Prior to the appearance of classic movement abnormalities like tremor and slowness, those with Parkinson's suffer from non-motor symptoms, such as altered function of the gastrointestinal tract, depression and changes in the sense of smell. The secretion of specific proteins into tears may be regulated by similar changes in nerve function that are seen in these other affected systems. Thus, an analysis of alterations in the secretion of proteins into tears may lead to the identification of a reliable biomarker (tracks disease activity) for Parkinson's disease (PD).
As PD affects multiple non-motor systems, tear secretion in those with Parkinson's will be altered to exhibit a characteristic or diagnostic biomarker profile that will be reflected in changes in the protein composition of tear fluid, which can be measured relatively easily, cost-effectively and non-invasively.

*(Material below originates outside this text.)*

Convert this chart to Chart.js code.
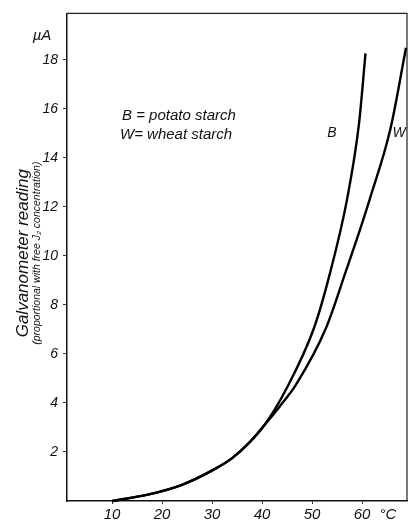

Tear fluid samples will be collected from participants with Parkinson's, and, through biochemical assays, the profile of proteins in tears will be characterized and compared to those from control participants. The profiles will be analyzed with respect to differences between participants with Parkinson's and control participants. If differences are found, the levels of these potential biomarkers in Parkinson's will be analyzed with respect to disease severity.
Impact on Diagnosis/Treatment of Parkinson's Disease:
There are currently no biomarkers for the detection of Parkinson's. Identification of reliable biomarkers for PD would allow for earlier detection and treatment of and monitoring of drug-based interventions, potentially leading to better outcomes.
Next Steps for Development:
Biomarkers for Parkinson's, if present in tears, may be used to screen for early detection of the disease, to monitor the course of disease and to measure the effectiveness of potential therapeutic treatments. These evaluations will be non-invasive, relatively easy to perform and cost-effective.